Open yaskevich opened 5 years ago
The first step is to implement loading of a corpus from a GitHub url.
Ok, I tested, it works. Maybe it is reasonable to set limit of size for downloadable corpus, since I found some issues related big files from GitHub (#377) .
No, we allow whatever the user's system won't crash on, and file a bug against notatrix regarding inefficient parsing / memory usage.
Ok, I tested, it works.
Which part? Was it already implemented??
Uploading a corpus from Github link was implemented before, and it works.
As to big files, there is notatrix problem (discussed there #377 and notatrix issue is there: https://github.com/keggsmurph21/notatrix/issues/6).
Uploading a corpus from Github link was implemented before, and it works.
That's great, but the remaining pieces of this issue still need to be implemented.
I've managed to connect the app to Github. As I can see, there are some code parts that are related to Github, but it's more like a draft. When user's credentials are put in the app config and user clicks login button, OAuth authentication is initiated which leads to appearance of two menu items "Manage repositories" and "Manage permissions" (but they don't provide an interface to manage anything). Current goal is fork, next is PR. I separated functions of loading content from loading and forking.
As I understand, a full workflow could be like this:
Subtasks of Github integration related to corpus downloading, editing, pushing back, and preparing PR request (back end). Progress is checked.
request
→ axios
(actively maintained, supports async/await & promises interfaces)Note for previous workflow description: it is not necessary to make a local repo to push the changes.
Previous comment is a tracker for the function set for interaction with Github API, if there is someone who would like to keep track of the development of the project, but didn't read this thread before.
Some thoughts for consideration on challenges related to interaction with files after some experience with Github API.
Github and its API are designed for dealing rather with small files (less than 1 MB).
Thus, it's easy to get a small file or push/commit it, it all smoothly goes via Content API . But it becomes more tricky, if it's about the files that are bigger than 1 MB. After I made it work, I had to change this way of interacting with Github to Tree/Blob API: so, it's like when I read a directory, look for a file I need, get its meta, and then fetch it as a blob and decode.
This API allows to process files which are bigger than 1 MB, but it's noticed: "This API supports blobs up to 100 megabytes in size." Although Github is unhappy when user pushes something bigger than 50 MB.
I use for testing purposes corpora from Universal Dependencies git, and I didn't meet any corpus that is larger than 100 MB. Generally, it seems that it's possible to deal with files which are bigger by means of Git Large File Storage (I hadn't had yet any experience with that thing). However, it would be an issue for Annotatrix.
As to updating a corpus from the app, the siuation is similar to data loading (easy for small files and tricky for bigger ones). So, pushing changes to Github in code is a sequence of queries to low-level API of Github. Technically, it's like compiling commit and replacing a whole tree, not just single request (but 7 requests).

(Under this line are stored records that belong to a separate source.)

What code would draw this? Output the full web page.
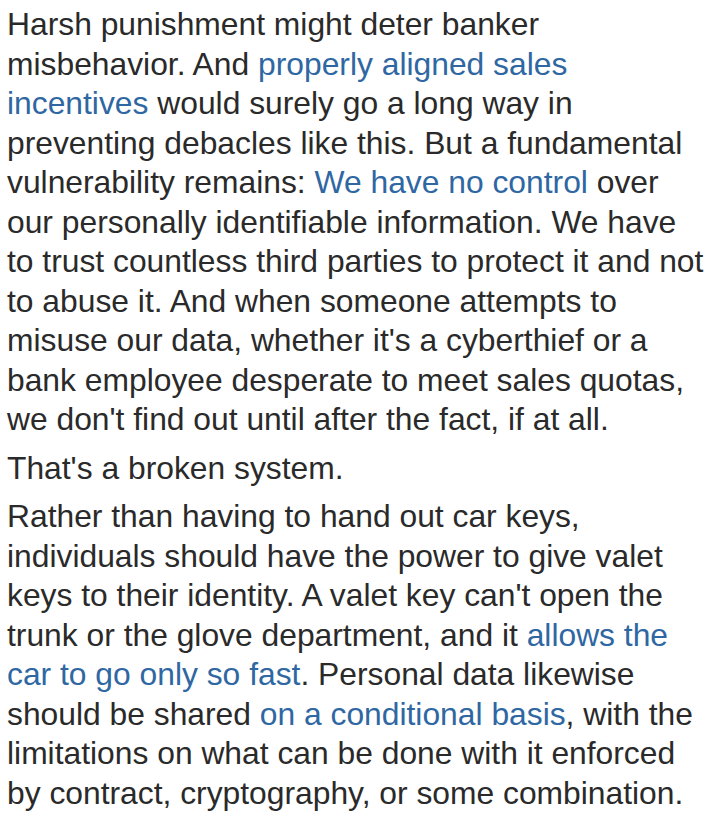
<!DOCTYPE html>
<html><head><meta charset="utf-8">
<script src="https://cdn.jsdelivr.net/npm/chart.js@4"></script>
<style>
html,body{margin:0;background:#fff;overflow:hidden;}
body{font-family:"Liberation Sans",Arial,sans-serif;font-size:31.8px;color:#2a2a2a;padding:5px 0 0 7px;}
p{margin:0 0 9px 0;line-height:39.5px;white-space:nowrap;}
a{color:#2f67a3;text-decoration:none;}
</style></head><body>
<p>Harsh punishment might deter banker<br>misbehavior. And <a>properly aligned sales</a><br><a>incentives</a> would surely go a long way in<br>preventing debacles like this. But a fundamental<br>vulnerability remains: <a>We have no control</a> over<br>our personally identifiable information. We have<br>to trust countless third parties to protect it and not<br>to abuse it. And when someone attempts to<br>misuse our data, whether it's a cyberthief or a<br>bank employee desperate to meet sales quotas,<br>we don't find out until after the fact, if at all.</p>
<p>That's a broken system.</p>
<p>Rather than having to hand out car keys,<br>individuals should have the power to give valet<br>keys to their identity. A valet key can't open the<br>trunk or the glove department, and it <a>allows the</a><br><a>car to go only so fast</a>. Personal data likewise<br>should be shared <a>on a conditional basis</a>, with the<br>limitations on what can be done with it enforced<br>by contract, cryptography, or some combination.</p>
</body></html>
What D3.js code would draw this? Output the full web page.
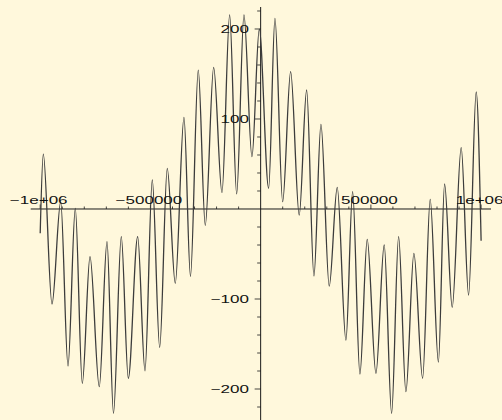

As to files bigger than 100 MB, the only way could be a programmatic interaction with LFS, which is rather not documented, being super rare case for using Github via code.
Generally, it looks like the larger file size becomes common for UD users, the worse Github suits as a storage service. E.g., on limits for repos: "We recommend repositories be kept under 1GB each. Repositories have a hard limit of 100GB. If you reach 75GB you'll receive a warning from Git in your terminal when you push. This limit is easy to stay within if large files are kept out of the repository. If your repository exceeds 1GB, you might receive a polite email from GitHub Support requesting that you reduce the size of the repository to bring it back down."
We have to keep those things in mind.
Supershort formulations of tasks:
It seems that code to interact with Github is already in the app code base. But there is no info, how user could start to use this feature, also it is not clear from which step development should continue.